The Vote Heard 'Round the World
I voted today from Argentina. My parents sent me the ballot, I completed it, and dropped it off in the US embassy. Before going to the embassy I assumed it would be a little oasis of America but no. I had to speak Spanish to get into the place and I had to go through a security check point. Anyway, I am proud to say that I have voted, although being from Washington and with our beloved electorate college my vote doesn't make a whole hell of a lot of difference. Why the hell do we still have it? It makes the entire election become the decision of a dozen or so "battle ground" states. Just think, if we hadn't had it in 2000 we would have avoided the worst president in the history of the United States, according to some, George W. Bush. L.B. Johnson was pretty bad as well. So I handed the sealed envelope to the employee in the embassy and he said everything was good. But think, the employee could easily shred my envelope after I had left, or he could put it in a larger envelope and shred that envelope and I would never find out. Anway, that's all I've got. I just wanted to inform everyone of my commitment to freedom and liberty.
(I accidentally embedded the video twice and i was going to correct it, but then I played both simultaneously with a one second lag and it was too awesome for me to take it out.)
(I accidentally embedded the video twice and i was going to correct it, but then I played both simultaneously with a one second lag and it was too awesome for me to take it out.)
Comments
The one major reason we still have the electoral college is so that the inordinate sums of time and money that the candidates spend already in campaigning do not become even more inordinate; for example, neither McCain or Obama will have to bother campaigning in Texas (which is staunchly republican) or California (which is staunchly democrat). Otherwise, the candidates would focus all their limited time and energy on California, Texas, New York, and Pennsylvania and not give the slightest shit about such small "battleground" states as New Hampshire, Nevada, Colorado, or Iowa.
Spending can't be capped... who would be responsible for it, and how would it be enforced? This is no military dictatorship! And anyway, isn't the point to get as many people as possible all over the US to believe in a candidate's message as much as possible?
Yes, the Electoral College does have its blips, as we all got to witness firsthand in 2000 when Bush lost the popular vote yet still won the election. But here's the upshot: if there were a better system, it'd already be in place.
In terms of the domino effect, yes you could argue that Vietnam was a logical progression of the policy of Containment, but Secretary of Defense Robert McNamara proposed a comprehensive strategy for withdrawal early in the campaign and he was ignored by LBJ. Likewise, Kennedy was working towards a deescalation when he was assassinated, had he lived it is likely we would have never been entangled in Vietnam.

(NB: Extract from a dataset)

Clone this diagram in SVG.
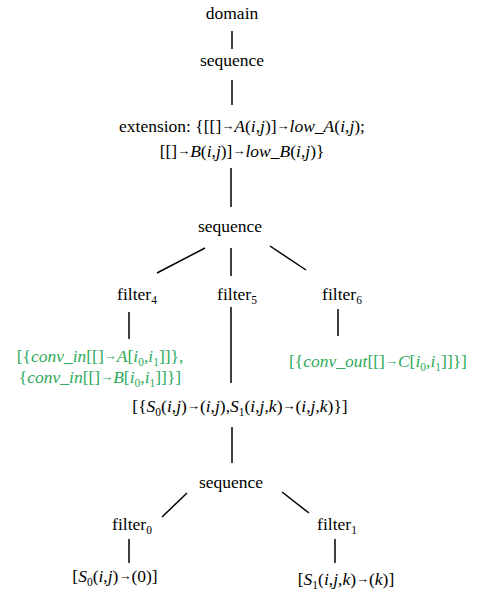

Mike you study economics right? If you have to do a research project/paper in the future, you could look at the role petro dollars played in the US housing market bubble.
And it’s not ordinary people who decide what system we have; it’s those in Congress and the Senate. You could probably say a lot of really clever things about the constituency of those two bodies as well, but I certainly trust them to represent us better than the average citizen could.
I don’t really have much to say about that since you obviously have much more information about it than I do, but I don’t think we disagree about “containment” being the prominent theory at the time.
Hey man, econ is more quantitative and less qualitative than you think! It’s not history; we don’t do papers!